Provided material
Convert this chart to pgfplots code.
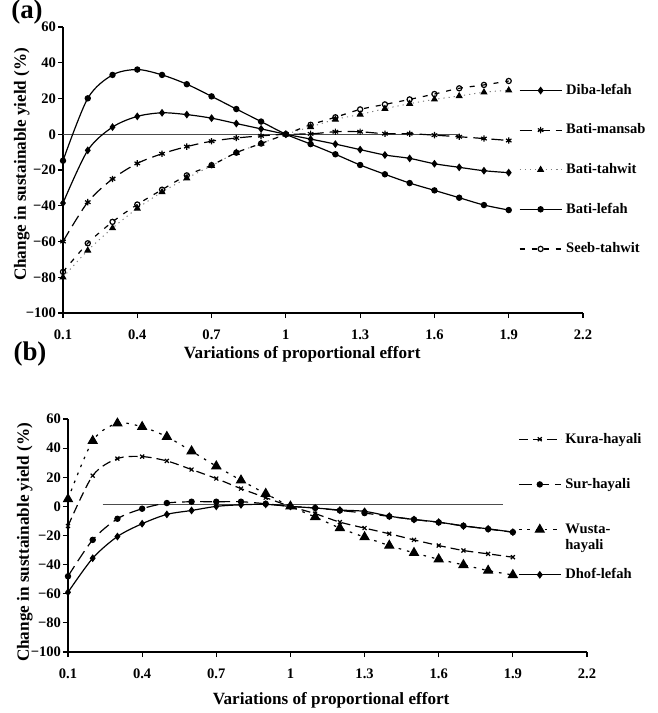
\documentclass[border=0pt]{standalone}
\usepackage{fontspec}
\setmainfont{Liberation Serif}
\usepackage{pgfplots}
\pgfplotsset{compat=1.18}

\pgfplotsset{
  panel/.style={
    scale only axis,
    axis lines*=left,
    axis line style={line width=0.7pt},
    tick align=outside,
    major tick length=2.5bp,
    tick style={black, line width=0.6pt},
    xmin=0.1, xmax=2.2, ymin=-100, ymax=60,
    xtick={0.1,0.4,0.7,1,1.3,1.6,1.9,2.2},
    xticklabels={0.1,0.4,0.7,1,1.3,1.6,1.9,2.2},
    ytick={-100,-80,-60,-40,-20,0,20,40,60},
    yticklabels={−100,−80,−60,−40,−20,0,20,40,60},
    tick label style={font=\fontsize{7.3}{8}\selectfont\bfseries},
    yticklabel style={xshift=2.5bp},
    xticklabel style={yshift=-2.5bp},
    label style={font=\fontsize{8.6}{10}\selectfont\bfseries},
    clip=false,
    every axis plot/.append style={line width=0.6pt, smooth, tension=0.5},
    legend cell align=left,
    legend style={draw=none, fill=none, anchor=north west, inner sep=0pt,
      font=\fontsize{7.3}{8}\selectfont\bfseries,
      nodes={inner sep=1bp, text height=5.2bp, text depth=1.4bp},
      column sep=1bp},
    legend image code/.code={
      \draw[mark repeat=2,mark phase=2,#1]
        plot coordinates {(0bp,0bp)(10.5bp,0bp)(21bp,0bp)};},
  },
}

\begin{document}
\begin{tikzpicture}
\useasboundingbox (0,0) rectangle (329bp,-356.5bp);

% ---------- (a)
\begin{axis}[panel,
  at={(31.5bp,-156.5bp)}, anchor=south west,
  width=260bp, height=143bp,
  xlabel={Variations of proportional effort},
  ylabel={Change in sustainable yield (\%)},
  xlabel style={at={(rel axis cs:0.46,0)}, anchor=center, yshift=-20.5bp},
  ylabel style={at={(rel axis cs:-0.079,0.52)}, anchor=center},
  legend style={at={(axis cs:1.94,29.5)}, row sep=11.2bp},
]
\addplot[gray!60!black, line width=0.6pt, forget plot] coordinates {(0.1,0)(1.7,0)};
\addplot[black, solid, mark=diamond*, mark size=1.5pt] coordinates {
  (0.1,-38.5)(0.2,-9)(0.3,4)(0.4,10)(0.5,12)(0.6,11)(0.7,9)(0.8,6)(0.9,3)(1,0)
  (1.1,-2.7)(1.2,-5.5)(1.3,-8.6)(1.4,-11.6)(1.5,-13.5)(1.6,-16.5)(1.7,-18.5)(1.8,-20.4)(1.9,-21.5)};
\addlegendentry{Diba-lefah}
\addplot[black, dash pattern=on 6bp off 3bp, mark=asterisk, mark size=1.6pt, mark options={solid}] coordinates {
  (0.1,-60)(0.2,-38)(0.3,-25)(0.4,-16.3)(0.5,-10.9)(0.6,-6.9)(0.7,-3.9)(0.8,-2.1)(0.9,-0.9)(1,0)
  (1.1,0.2)(1.2,1.4)(1.3,1.4)(1.4,0.3)(1.5,0.3)(1.6,-0.5)(1.7,-1.4)(1.8,-2.4)(1.9,-3.5)};
\addlegendentry{Bati-mansab}
\addplot[gray, dotted, line width=0.5pt, mark=triangle*, mark size=1.6pt, mark options={solid, black}] coordinates {
  (0.1,-80)(0.2,-65)(0.3,-52.5)(0.4,-41.5)(0.5,-32.3)(0.6,-24.6)(0.7,-17.6)(0.8,-10.3)(0.9,-5.2)(1,0)
  (1.1,4.1)(1.2,8.3)(1.3,11.1)(1.4,14.3)(1.5,17.1)(1.6,19.5)(1.7,21.4)(1.8,23.5)(1.9,24.6)};
\addlegendentry{Bati-tahwit}
\addplot[black, solid, mark=*, mark size=1.3pt] coordinates {
  (0.1,-14.8)(0.2,20.1)(0.3,33.2)(0.4,36.2)(0.5,33.2)(0.6,28)(0.7,21.2)(0.8,14.1)(0.9,7.1)(1,0)
  (1.1,-5.5)(1.2,-11.2)(1.3,-17.2)(1.4,-22.4)(1.5,-27.3)(1.6,-31.4)(1.7,-35.5)(1.8,-39.6)(1.9,-42.4)};
\addlegendentry{Bati-lefah}
\addplot[black, dash pattern=on 2.5bp off 3.5bp, mark=o, mark size=1.3pt, mark options={solid, fill=white}] coordinates {
  (0.1,-77)(0.2,-61)(0.3,-49)(0.4,-39.3)(0.5,-31)(0.6,-23)(0.7,-17.3)(0.8,-10.3)(0.9,-5.2)(1,0)
  (1.1,5.3)(1.2,9.5)(1.3,13.9)(1.4,16.7)(1.5,19.5)(1.6,22.5)(1.7,25.7)(1.8,27.6)(1.9,29.8)};
\addlegendentry{Seeb-tahwit}
\end{axis}

% ---------- (b)
\begin{axis}[panel,
  at={(34bp,-326bp)}, anchor=south west,
  width=259.5bp, height=116.5bp,
  xlabel={Variations of proportional effort},
  ylabel={Change in susttainable yield (\%)},
  xlabel style={at={(rel axis cs:0.507,0)}, anchor=center, yshift=-24bp},
  ylabel style={at={(rel axis cs:-0.083,0.47)}, anchor=center},
  legend style={at={(axis cs:1.92,52.3)}, row sep=14bp},
]
\addplot[gray!60!black, line width=0.6pt, forget plot] coordinates {(0.24,1.4)(1.86,1.4)};
\addplot[black, dash pattern=on 4.5bp off 2.5bp, mark=x, mark size=1.4pt, mark options={solid}] coordinates {
  (0.1,-13.5)(0.2,21.1)(0.3,32.8)(0.4,34.2)(0.5,31.2)(0.6,25.3)(0.7,19.1)(0.8,12.2)(0.9,6)(1,0)
  (1.1,-5)(1.2,-10.8)(1.3,-14.9)(1.4,-18.8)(1.5,-23)(1.6,-26.9)(1.7,-30.3)(1.8,-32.6)(1.9,-34.9)};
\addlegendentry{Kura-hayali}
\addplot[black, dash pattern=on 6bp off 3bp, mark=*, mark size=1.3pt, mark options={solid}] coordinates {
  (0.1,-48)(0.2,-23)(0.3,-8.5)(0.4,-1.6)(0.5,2.3)(0.6,3.2)(0.7,3.2)(0.8,3.2)(0.9,1.8)(1,0)
  (1.1,-1.1)(1.2,-2.8)(1.3,-4.6)(1.4,-6.9)(1.5,-9)(1.6,-11)(1.7,-13.3)(1.8,-15.6)(1.9,-17.7)};
\addlegendentry{Sur-hayali}
\addplot[black, dash pattern=on 1.3bp off 3bp, mark=triangle*, mark size=2.5pt, mark options={solid}] coordinates {
  (0.1,5)(0.2,45)(0.3,57)(0.4,54.6)(0.5,47.8)(0.6,37.9)(0.7,27.6)(0.8,17.9)(0.9,8.7)(1,0)
  (1.1,-7.3)(1.2,-14.9)(1.3,-21.1)(1.4,-26.9)(1.5,-31.9)(1.6,-36.3)(1.7,-40.2)(1.8,-44.1)(1.9,-47.1)};
\addlegendentry{\begin{tabular}[t]{@{}l@{}}Wusta-\\hayali\end{tabular}}
\addplot[black, solid, mark=diamond*, mark size=1.5pt] coordinates {
  (0.1,-59)(0.2,-35.6)(0.3,-20.7)(0.4,-11.9)(0.5,-5.5)(0.6,-2.8)(0.7,0)(0.8,1.1)(0.9,1.4)(1,0)
  (1.1,-1.1)(1.2,-2.5)(1.3,-3.4)(1.4,-6.7)(1.5,-9)(1.6,-10.8)(1.7,-13.5)(1.8,-15.4)(1.9,-17.7)};
\addlegendentry{Dhof-lefah}
\end{axis}

\node[font=\fontsize{13.5}{15}\selectfont\bfseries] at (13.5bp,-6.2bp) {(a)};
\node[font=\fontsize{13.5}{15}\selectfont\bfseries] at (15bp,-177bp) {(b)};
\end{tikzpicture}
\end{document}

Goal
Please reproduce the listing exactly from its opening line through the line that contains "(0,0) rectangle (329bp,-356.5bp);", both included, with all pictures omitted.

Reply to the exercise
Convert this chart to pgfplots code.
\documentclass[border=0pt]{standalone}
\usepackage{fontspec}
\setmainfont{Liberation Serif}
\usepackage{pgfplots}
\pgfplotsset{compat=1.18}

\pgfplotsset{
  panel/.style={
    scale only axis,
    axis lines*=left,
    axis line style={line width=0.7pt},
    tick align=outside,
    major tick length=2.5bp,
    tick style={black, line width=0.6pt},
    xmin=0.1, xmax=2.2, ymin=-100, ymax=60,
    xtick={0.1,0.4,0.7,1,1.3,1.6,1.9,2.2},
    xticklabels={0.1,0.4,0.7,1,1.3,1.6,1.9,2.2},
    ytick={-100,-80,-60,-40,-20,0,20,40,60},
    yticklabels={−100,−80,−60,−40,−20,0,20,40,60},
    tick label style={font=\fontsize{7.3}{8}\selectfont\bfseries},
    yticklabel style={xshift=2.5bp},
    xticklabel style={yshift=-2.5bp},
    label style={font=\fontsize{8.6}{10}\selectfont\bfseries},
    clip=false,
    every axis plot/.append style={line width=0.6pt, smooth, tension=0.5},
    legend cell align=left,
    legend style={draw=none, fill=none, anchor=north west, inner sep=0pt,
      font=\fontsize{7.3}{8}\selectfont\bfseries,
      nodes={inner sep=1bp, text height=5.2bp, text depth=1.4bp},
      column sep=1bp},
    legend image code/.code={
      \draw[mark repeat=2,mark phase=2,#1]
        plot coordinates {(0bp,0bp)(10.5bp,0bp)(21bp,0bp)};},
  },
}

\begin{document}
\begin{tikzpicture}
\useasboundingbox (0,0) rectangle (329bp,-356.5bp);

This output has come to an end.